Los jueces oyen la confesión. Están ante un crimen histórico. Son un tribunal compacto, que generalmente toma decisiones por unanimidad. El punto no es quien es el asesino, sino su estado mental.
Pettis sigue. Despacio, tranquilo, casi monótono. Cuenta todo como quien cuenta una película que lo apasionó: “Sentí como una fuerza que me impulsaba a tomarla. La tomo. Voy hacia la oficina de Personal Autorizado donde estaban Ulises Levene y Juan Carlos Díaz Castex, y ahí disparo. Caen. Cargo la escopeta y vuelvo a disparar contra ellos, en el suelo. Vuelvo a cargar y oigo que del baño sale Mario Petion. Lo veo por la ventana que viene y, cuando está a la altura de la puerta, vuelvo a disparar. Dos veces. Veo a Guillermo, el Paisa, correr desde afuera hacia la oficina y yo lo saco corriendo por el galpón. Me grita “¿Qué hiciste?” y creo que también “Hijo de puta”. Le disparé cuando estuvo a tres metros, yo adentro y él afuera. En ese momento sentí sensación de alivio, de liberación y de que había hecho justicia”.
Pettis fue con su amigo a un bar a tomar un café y después lo regresó a su casa. Entonces tuvo que volver a la playa ferroviaria de Ingeniero White. Entró, prendió las luces de la playa y fue directamente al teléfono. Llamó a la comisaría: “Buenas noches. Llamo de la playa ferroviaria de Ingeniero White. Recién llego para hacer guardia y hay cuatro muertos. Me parece que entraron ladrones...”.
El perito médico Jorge Iter dijo durante el juicio: “Pettis estaba loco antes del crimen, lo estuvo cuando cometió los asesinatos y lo sigue estando ahora”.
En total, cuatro peritos opinaron que estaba loco.

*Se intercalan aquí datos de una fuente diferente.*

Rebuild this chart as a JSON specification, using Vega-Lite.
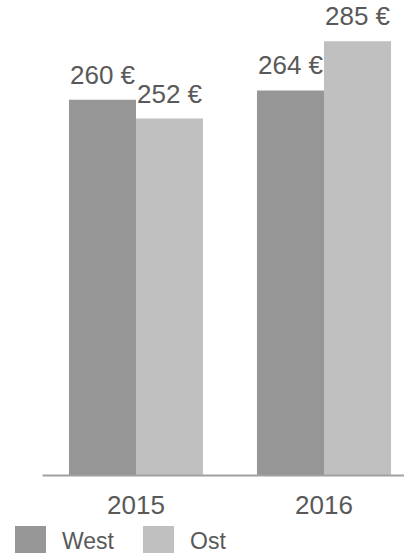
{
  "$schema": "https://vega.github.io/schema/vega-lite/v6.json",
  "width": 376,
  "height": 469,
  "autosize": {"type": "none"},
  "padding": {"left": 42, "top": 6, "right": 0, "bottom": 78},
  "background": "white",
  "config": {"view": {"stroke": null}, "font": "Liberation Sans"},
  "data": {
    "values": [
      {"Jahr": "2015", "Region": "West", "Wert": 260, "Label": "260 €"},
      {"Jahr": "2015", "Region": "Ost", "Wert": 252, "Label": "252 €"},
      {"Jahr": "2016", "Region": "West", "Wert": 264, "Label": "264 €"},
      {"Jahr": "2016", "Region": "Ost", "Wert": 285, "Label": "285 €"}
    ]
  },
  "encoding": {
    "x": {
      "field": "Jahr",
      "type": "nominal",
      "scale": {"paddingInner": 0.287, "paddingOuter": 0.1435},
      "axis": {
        "title": null,
        "labelAngle": 0,
        "ticks": false,
        "tickSize": 0,
        "grid": false,
        "domainColor": "#a0a0a0",
        "domainWidth": 2,
        "labelPadding": 38,
        "labelBaseline": "alphabetic",
        "labelFontSize": 26,
        "labelColor": "#595959",
        "labelFont": "Liberation Sans",
        "zindex": 1
      }
    },
    "xOffset": {"field": "Region", "type": "nominal", "sort": ["West", "Ost"]},
    "y": {
      "field": "Wert",
      "type": "quantitative",
      "scale": {"domain": [100, 300], "zero": false},
      "axis": null
    }
  },
  "layer": [
    {
      "mark": {"type": "bar", "clip": true},
      "encoding": {
        "y2": {"datum": 100},
        "color": {
          "field": "Region",
          "type": "nominal",
          "sort": ["West", "Ost"],
          "scale": {"domain": ["West", "Ost"], "range": ["#969696", "#c0c0c0"]},
          "legend": {
            "title": null,
            "orient": "none",
            "legendX": -27,
            "legendY": 520,
            "direction": "horizontal",
            "symbolType": "square",
            "symbolSize": 961,
            "symbolStrokeWidth": 0,
            "symbolOpacity": 1,
            "labelFontSize": 23,
            "labelColor": "#595959",
            "labelFont": "Liberation Sans",
            "labelOffset": 16,
            "columnPadding": 29,
            "padding": 0
          }
        }
      }
    },
    {
      "mark": {
        "type": "text",
        "baseline": "alphabetic",
        "dy": -16,
        "fontSize": 26,
        "color": "#595959",
        "font": "Liberation Sans"
      },
      "encoding": {"text": {"field": "Label"}}
    }
  ]
}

Y otros cuatro que no lo estaba. Los primeros dijeron que Pettis sufrió un “delirio reivindicatorio” que le impidió comprender la criminalidad del acto y dirigir sus acciones. Los otros, que los delirantes paranoicos defienden su posición, aun en contra de sus conveniencias “y en este caso se observa una constante anteposición de la propia conveniencia”. Es decir, un vivo. Un actor de antología.
Ésta postura ganó dos a uno entre los jueces del tribunal, y Pettis marchó el 14 de julio del 2005 hacia la cárcel de Bahía Blanca con una condena a perpetua sobre la espalda.